Start DATASET RECORDS

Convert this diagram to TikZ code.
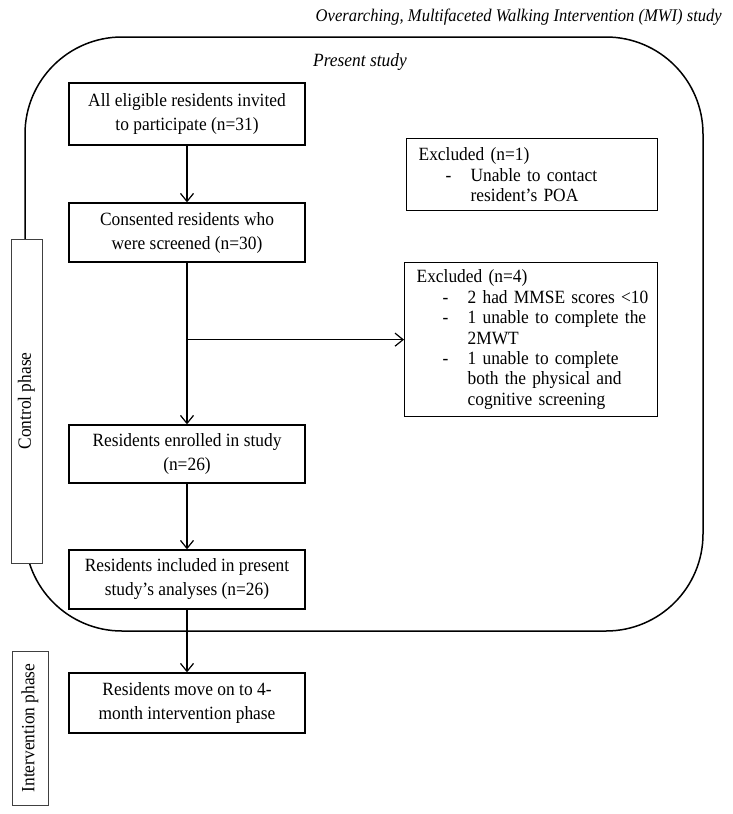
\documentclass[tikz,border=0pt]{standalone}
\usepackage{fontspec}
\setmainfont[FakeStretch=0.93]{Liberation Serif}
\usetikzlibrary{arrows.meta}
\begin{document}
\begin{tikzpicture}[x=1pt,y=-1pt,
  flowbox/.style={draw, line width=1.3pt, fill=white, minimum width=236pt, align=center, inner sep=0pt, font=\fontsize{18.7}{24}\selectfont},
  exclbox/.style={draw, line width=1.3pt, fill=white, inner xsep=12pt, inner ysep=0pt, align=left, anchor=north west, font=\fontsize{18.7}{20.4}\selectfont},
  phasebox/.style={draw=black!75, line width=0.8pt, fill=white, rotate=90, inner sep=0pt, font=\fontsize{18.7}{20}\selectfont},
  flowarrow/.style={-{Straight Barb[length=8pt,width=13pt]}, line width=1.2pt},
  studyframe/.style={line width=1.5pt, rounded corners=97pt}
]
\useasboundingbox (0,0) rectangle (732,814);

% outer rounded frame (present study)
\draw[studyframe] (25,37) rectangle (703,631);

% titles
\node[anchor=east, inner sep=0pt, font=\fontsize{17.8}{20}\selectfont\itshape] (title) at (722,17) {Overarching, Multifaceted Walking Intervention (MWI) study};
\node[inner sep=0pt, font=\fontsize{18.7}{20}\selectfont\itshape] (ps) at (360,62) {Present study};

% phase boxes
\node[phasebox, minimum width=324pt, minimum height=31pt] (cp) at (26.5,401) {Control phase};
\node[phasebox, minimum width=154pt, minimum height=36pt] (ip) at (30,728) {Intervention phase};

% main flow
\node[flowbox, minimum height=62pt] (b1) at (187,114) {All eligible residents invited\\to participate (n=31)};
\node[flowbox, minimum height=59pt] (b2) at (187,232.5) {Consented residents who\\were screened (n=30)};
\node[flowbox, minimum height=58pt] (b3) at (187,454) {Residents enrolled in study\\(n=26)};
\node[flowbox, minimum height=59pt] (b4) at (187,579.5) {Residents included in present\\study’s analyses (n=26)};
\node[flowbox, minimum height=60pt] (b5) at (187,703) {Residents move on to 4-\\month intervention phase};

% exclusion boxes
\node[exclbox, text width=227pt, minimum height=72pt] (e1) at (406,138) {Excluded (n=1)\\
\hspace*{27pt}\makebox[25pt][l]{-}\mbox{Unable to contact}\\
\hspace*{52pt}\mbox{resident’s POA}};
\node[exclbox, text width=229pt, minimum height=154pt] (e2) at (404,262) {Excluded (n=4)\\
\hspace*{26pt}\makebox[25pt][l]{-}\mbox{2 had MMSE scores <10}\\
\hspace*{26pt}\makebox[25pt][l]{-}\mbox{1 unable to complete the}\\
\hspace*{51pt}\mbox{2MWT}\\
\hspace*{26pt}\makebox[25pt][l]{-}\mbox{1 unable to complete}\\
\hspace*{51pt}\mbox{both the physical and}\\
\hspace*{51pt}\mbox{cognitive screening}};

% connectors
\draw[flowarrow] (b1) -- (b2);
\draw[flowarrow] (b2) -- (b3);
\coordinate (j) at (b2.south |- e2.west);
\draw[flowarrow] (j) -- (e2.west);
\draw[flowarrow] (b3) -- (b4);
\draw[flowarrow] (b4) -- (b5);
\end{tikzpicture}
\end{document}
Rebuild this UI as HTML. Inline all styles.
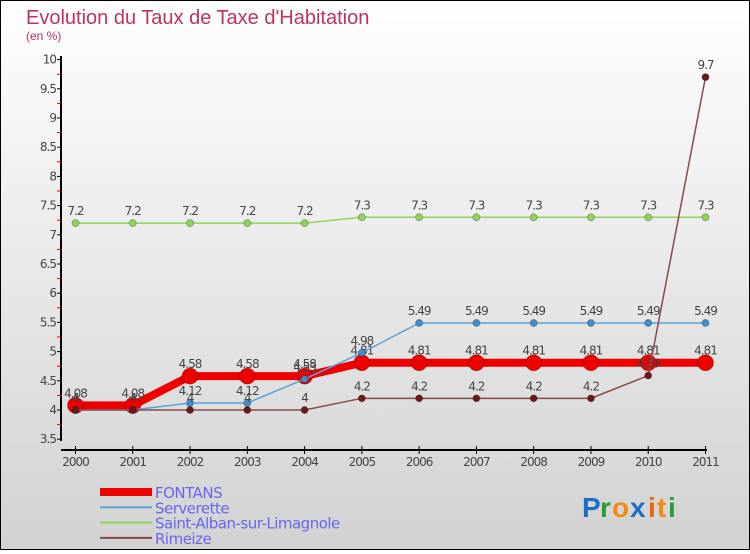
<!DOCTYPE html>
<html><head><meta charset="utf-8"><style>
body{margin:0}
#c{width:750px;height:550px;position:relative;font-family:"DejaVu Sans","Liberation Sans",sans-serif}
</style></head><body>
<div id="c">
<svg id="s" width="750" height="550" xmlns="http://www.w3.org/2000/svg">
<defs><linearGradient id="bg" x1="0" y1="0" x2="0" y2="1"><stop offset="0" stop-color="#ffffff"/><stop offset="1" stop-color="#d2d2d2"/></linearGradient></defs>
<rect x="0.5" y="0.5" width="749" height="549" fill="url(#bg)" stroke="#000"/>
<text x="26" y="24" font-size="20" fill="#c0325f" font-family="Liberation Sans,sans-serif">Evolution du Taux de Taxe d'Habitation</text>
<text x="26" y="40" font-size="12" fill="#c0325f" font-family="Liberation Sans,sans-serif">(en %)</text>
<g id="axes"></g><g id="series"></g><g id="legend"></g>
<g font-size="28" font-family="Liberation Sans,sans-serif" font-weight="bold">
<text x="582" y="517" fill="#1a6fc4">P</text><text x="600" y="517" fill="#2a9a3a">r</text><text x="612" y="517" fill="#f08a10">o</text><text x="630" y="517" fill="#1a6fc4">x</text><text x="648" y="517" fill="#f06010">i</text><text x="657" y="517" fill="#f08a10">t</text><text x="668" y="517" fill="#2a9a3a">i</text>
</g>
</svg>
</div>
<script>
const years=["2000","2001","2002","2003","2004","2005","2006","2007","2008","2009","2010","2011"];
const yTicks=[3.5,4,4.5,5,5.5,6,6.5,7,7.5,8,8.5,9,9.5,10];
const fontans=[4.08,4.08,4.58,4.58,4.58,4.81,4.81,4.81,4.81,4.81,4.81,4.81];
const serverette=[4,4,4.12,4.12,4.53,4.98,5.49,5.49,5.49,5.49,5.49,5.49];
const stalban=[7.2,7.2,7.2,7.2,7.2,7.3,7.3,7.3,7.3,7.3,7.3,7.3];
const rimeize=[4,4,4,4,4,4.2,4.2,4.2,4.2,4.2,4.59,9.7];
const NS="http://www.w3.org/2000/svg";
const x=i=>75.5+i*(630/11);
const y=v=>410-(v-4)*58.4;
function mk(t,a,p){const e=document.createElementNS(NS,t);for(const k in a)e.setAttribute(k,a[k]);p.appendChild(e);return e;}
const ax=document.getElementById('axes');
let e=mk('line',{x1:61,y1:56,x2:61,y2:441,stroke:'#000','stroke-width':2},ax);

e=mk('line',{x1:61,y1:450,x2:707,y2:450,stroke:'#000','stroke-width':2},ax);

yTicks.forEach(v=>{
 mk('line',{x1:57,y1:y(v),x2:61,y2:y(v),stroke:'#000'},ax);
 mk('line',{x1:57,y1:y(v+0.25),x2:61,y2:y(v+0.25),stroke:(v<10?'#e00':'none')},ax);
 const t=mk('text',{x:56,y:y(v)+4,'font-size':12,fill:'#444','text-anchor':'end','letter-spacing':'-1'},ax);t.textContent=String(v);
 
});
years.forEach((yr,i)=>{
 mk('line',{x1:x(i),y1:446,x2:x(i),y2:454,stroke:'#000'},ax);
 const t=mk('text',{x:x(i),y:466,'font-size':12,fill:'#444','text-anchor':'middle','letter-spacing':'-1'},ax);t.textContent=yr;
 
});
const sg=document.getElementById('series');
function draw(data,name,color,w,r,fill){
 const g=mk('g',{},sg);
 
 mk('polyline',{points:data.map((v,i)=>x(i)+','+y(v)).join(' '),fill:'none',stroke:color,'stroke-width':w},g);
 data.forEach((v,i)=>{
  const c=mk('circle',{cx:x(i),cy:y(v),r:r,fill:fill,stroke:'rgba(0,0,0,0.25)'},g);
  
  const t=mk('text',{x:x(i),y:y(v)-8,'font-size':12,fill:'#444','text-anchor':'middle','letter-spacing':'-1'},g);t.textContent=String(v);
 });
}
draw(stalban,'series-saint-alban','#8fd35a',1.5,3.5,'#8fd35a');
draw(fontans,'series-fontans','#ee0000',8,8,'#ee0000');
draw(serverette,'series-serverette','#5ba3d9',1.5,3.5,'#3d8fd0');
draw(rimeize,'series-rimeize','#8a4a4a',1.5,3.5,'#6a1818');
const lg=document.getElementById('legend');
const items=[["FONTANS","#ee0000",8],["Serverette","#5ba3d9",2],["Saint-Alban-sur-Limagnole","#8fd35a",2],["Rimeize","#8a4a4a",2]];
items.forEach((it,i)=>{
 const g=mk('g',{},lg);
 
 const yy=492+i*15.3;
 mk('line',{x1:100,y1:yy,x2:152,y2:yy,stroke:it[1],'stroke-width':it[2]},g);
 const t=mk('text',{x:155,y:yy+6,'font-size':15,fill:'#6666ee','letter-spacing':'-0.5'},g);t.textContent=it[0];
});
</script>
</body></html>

End DATASET RECORDS

** EXERCISE BRIEF **
Find the word "this" in the data and copy out each line where it turns up.

** TASK ANSWER **
Convert this diagram to TikZ code.
Rebuild this UI as HTML. Inline all styles.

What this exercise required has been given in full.